Planning a Cost-Effective Special Event


Event Setups

At Katz & Associates, we are always cognizant of project budgets; after all, the majority of our clients are public agencies that often have limited resources and funds allotted for each project. With the economy turning around, projects that were once on hold are now reaching milestones, and agencies want to celebrate these accomplishments. Planning a special event, such as a groundbreaking or ribbon-cutting, can be a great way to celebrate success with stakeholders, but it also means keeping an eye on the project budget.

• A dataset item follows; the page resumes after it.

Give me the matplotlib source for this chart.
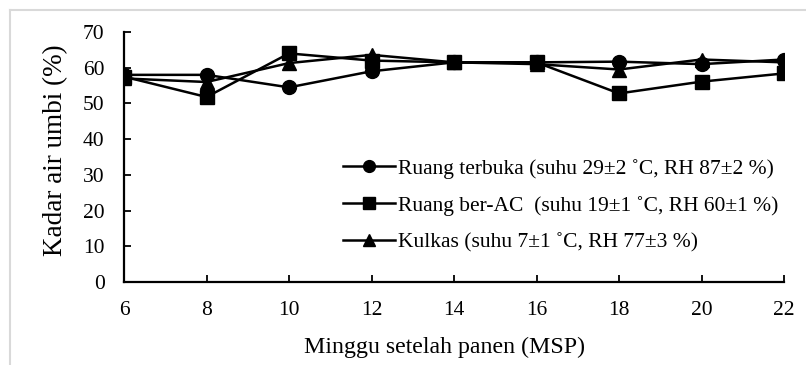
import matplotlib
matplotlib.use("Agg")
import matplotlib.pyplot as plt
from matplotlib.lines import Line2D

plt.rcParams['font.family'] = ['Liberation Serif', 'DejaVu Serif']

minggu = [6, 8, 10, 12, 14, 16, 18, 20, 22]
ruang_terbuka = [58.0, 58.0, 54.5, 59.0, 61.5, 61.5, 61.7, 61.0, 62.3]
ruang_ac = [57.5, 51.8, 64.0, 62.0, 61.5, 61.5, 52.8, 56.1, 58.4]
kulkas = [57.0, 56.0, 61.3, 63.6, 61.5, 61.0, 59.5, 62.3, 61.5]

labels = [
    "Ruang terbuka (suhu 29\u00b12 \u02daC, RH 87\u00b12 %)",
    "Ruang ber-AC  (suhu 19\u00b11 \u02daC, RH 60\u00b11 %)",
    "Kulkas (suhu 7\u00b11 \u02daC, RH 77\u00b13 %)",
]
yticks = [0, 10, 20, 30, 40, 50, 60, 70]

W, H = 806, 365
fig = plt.figure(figsize=(W / 100, H / 100), dpi=100)
ax = fig.add_axes([124 / W, 1 - 282 / H, (784 - 124) / W, (282 - 32) / H])

fs = 15.5
ax.plot(minggu, ruang_terbuka, color='black', lw=1.8, marker='o', ms=10, label=labels[0])
ax.plot(minggu, ruang_ac, color='black', lw=1.8, marker='s', ms=9.5, label=labels[1])
ax.plot(minggu, kulkas, color='black', lw=1.8, marker='^', ms=10, label=labels[2])

ax.set_xlim(6, 22)
ax.set_ylim(0, 70)
ax.set_xticks(minggu)
ax.set_yticks(yticks)
ax.tick_params(direction='in', length=5, width=1.3, labelsize=fs, pad=14)
ax.tick_params(axis='x', pad=14)
for s in ('top', 'right'):
    ax.spines[s].set_visible(False)
for s in ('left', 'bottom'):
    ax.spines[s].set_linewidth(1.6)
for lbl in ax.get_xticklabels() + ax.get_yticklabels():
    lbl.set_clip_on(False)

ax.set_xlabel("Minggu setelah panen (MSP)", fontsize=17.2, labelpad=12)
ax.xaxis.label.set_x((445 - 124) / 660)
ax.set_ylabel("Kadar air umbi (%)", fontsize=19.5)
ax.yaxis.set_label_coords(-0.085, (282 - 150) / 250)

leg = ax.legend(loc='upper left', bbox_to_anchor=((334 - 124) / 660, (282 - 150) / 250),
                frameon=False, fontsize=fs, handlelength=2.45, handletextpad=0.1,
                labelspacing=0.78, markerscale=0.85, borderaxespad=0)

# light frame around the chart area
fig.add_artist(Line2D([10 / W, 10 / W], [0, 1 - 10 / H], color='#d9d9d9', lw=1.5,
                      transform=fig.transFigure))
fig.add_artist(Line2D([10 / W, 1], [1 - 10 / H, 1 - 10 / H], color='#d9d9d9', lw=1.5,
                      transform=fig.transFigure))

fig.savefig("out.png", dpi=100)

Here are our top tips for planning a cost-effective special event:

  • Use online notifications. Email invitations, customized Web pages, social media posts, online calendar announcements and blog articles can all help avoid or minimize printing and postage costs.
  • Find sponsorships. Building partnerships with vendors can be mutually beneficial. The agency can keep costs down by using in-kind donations, while vendors can gain publicity.
  • Support local businesses. Local businesses sometimes feel the brunt of construction projects, so upon project completion, try to give back by using them for services like catering, floral arrangements or event rentals. In addition, using local vendors can keep delivery and setup costs down because travel expenses are minimized.
  • Keep venue costs down. Venue rentals can be pricey and exhaust event budgets. Public parks and community centers are often free to government agencies and can be spacious event sites. Libraries are also a good option as many constructed in the last 10 to 15 years have beautiful meeting rooms and patios available for these types of functions. Park picnic tables can double as seating for a small community event, and community centers often have plenty of tables and chairs for larger events. Free, public event spaces will also be well-received by the public because it shows careful spending of taxpayer money.
  • Provide the appropriate equipment. If the event is only an hour long, it probably does not make sense to rent three portable restrooms. If you are expecting 100 attendees, it probably does not make sense to rent 200 chairs. All equipment rentals, catering and printing quantities should be on par with the number of expected attendees and the length of the event. Unnecessary additions will impact the budget.
  • Utilize team talents for staffing. Pull in your staff to support the event in order to cut back on outside vendor costs. Assign tasks based on abilities; for example, someone creative may be helpful as a photographer, and someone with great organizational skills could help at a welcome table.
  • Don’t forget the ambiance. Small details can go a long way toward setting the tone. Music, even if it’s recorded, can help make people feel welcomed before they even walk in and encourage more mingling. Simple refreshments, even if they are from Costco, can be delicious, and grocery store tabletop bouquets can be beautiful. Don’t be afraid of a little DIY magic to add to the atmosphere, because it’s likely that those are the details that will be remembered.